«Há muito tempo, antes desta nova era do terrorismo, Joseph Conrad assistiu a outra. Vivia-se na grande idade da globalização, antes da Primeira Guerra Mundial.
Em "O Agente Secreto", Conrad via o presente e previa o futuro: em Londres um homem andava com uma bomba colada ao corpo e tinha um alvo, o Observatório de Greenwich, o meridiano global. Não havia lugar mais simbólico para um ataque. O homem, conhecido como "O Professor", explicava que a simplicidade era a grande vantagem que possuía sobre os seus oponentes. O que vimos agora em Bruxelas, como antes noutros locais, é a sofisticação de um caso real: o atentado terrorista feito por Émile Henry em 1894 contra o Café Terminus em França. São ataques simples carregados de simbolismo: contra alvos indiscriminados e perto do coração da União Europeia.
O terrorismo do Estado Islâmico sabe o que quer: alvos simbólicos e publicidade total.
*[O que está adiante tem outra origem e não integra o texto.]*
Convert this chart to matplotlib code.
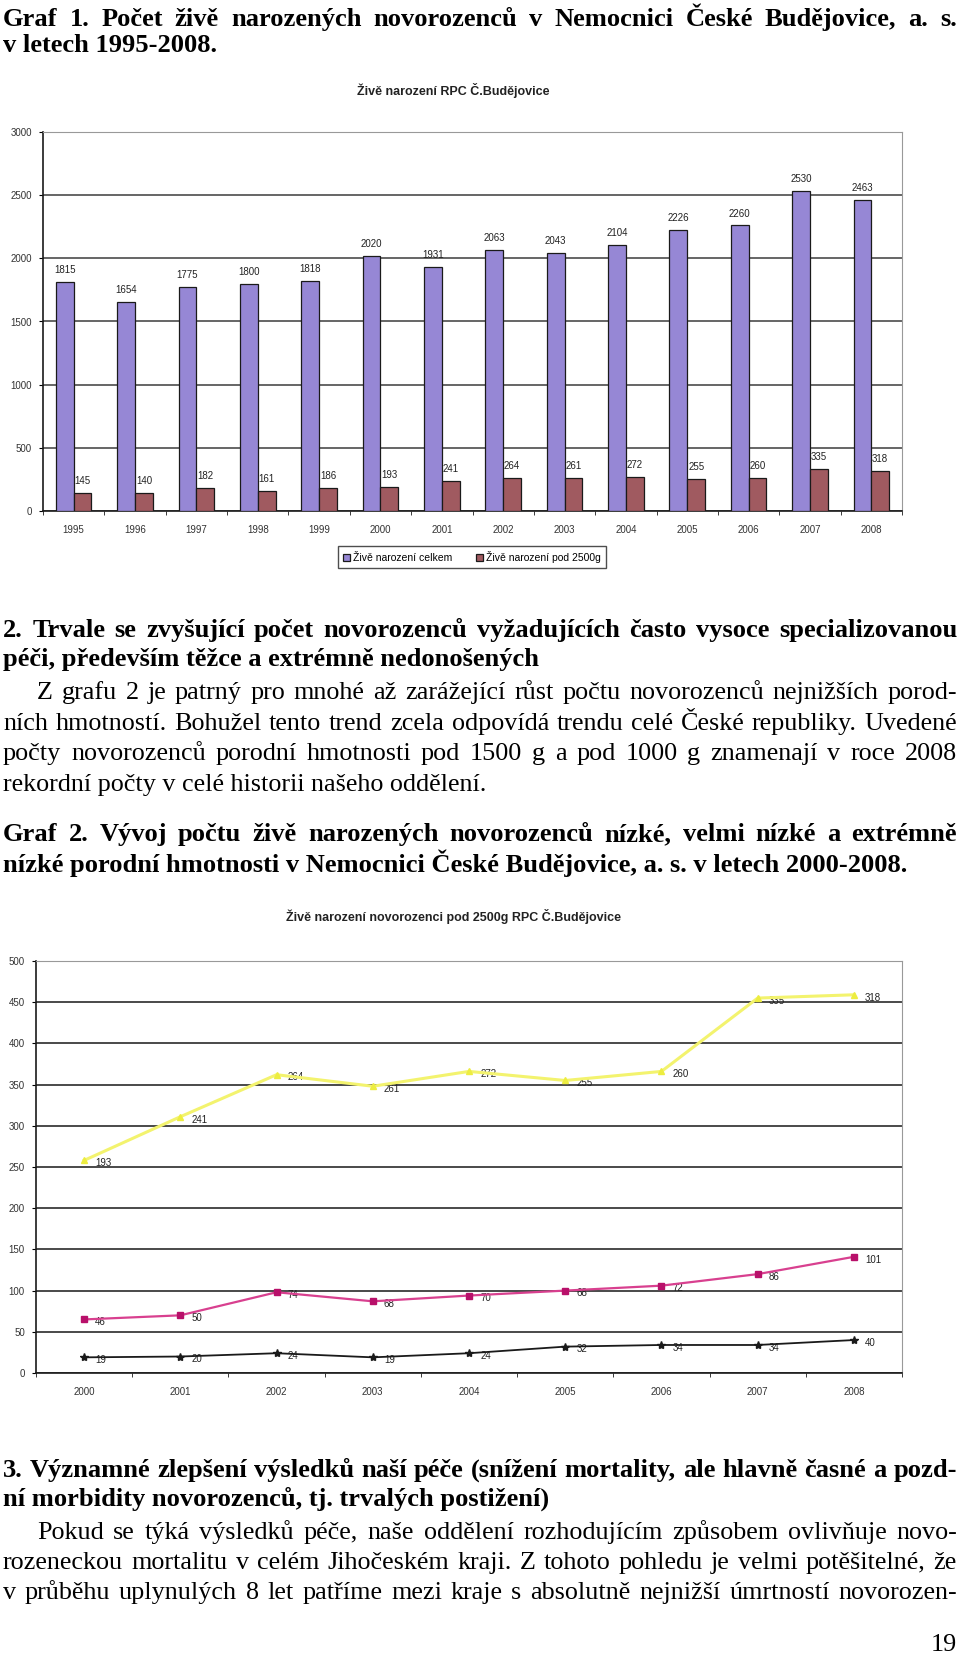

Em Bruxelas garantem isso. E mostram, mais uma vez, a debilidade da Europa, que se vai arrastando desde erros estratégicos na forma como viu a questão da Primavera Árabe e a queda dos ditadores nas fronteiras do Mediterrâneo, na forma como continua a não fazer investimentos estruturantes na Argélia, em Marrocos ou na Tunísia, na hipocrisia com que encara a guerra civil síria ou o colapso do poder na Líbia, na vergonhosa falta de política sobre os refugiados ou na sua própria fraqueza em termos de segurança. Isto para já não falar da forma irresponsável como deixou criar, nas cidades de Bruxelas e Paris (sobretudo), territórios livres onde se formam e recrutam terroristas que não têm amor à vida ou a valores de diálogo ou compreensão.
O fim lógico do radicalismo é o terrorismo. O que aconteceu era previsível. A Europa deixou chocar o ovo da serpente do terrorismo global, onde nada nem ninguém está a salvo. Não pode argumentar espanto. A forma negligente como tem actuado nas margens do Mediterrâneo colocou a Europa à beira de um abismo. Conrad avisou há um século. Mas os líderes europeus não conhecem a História.»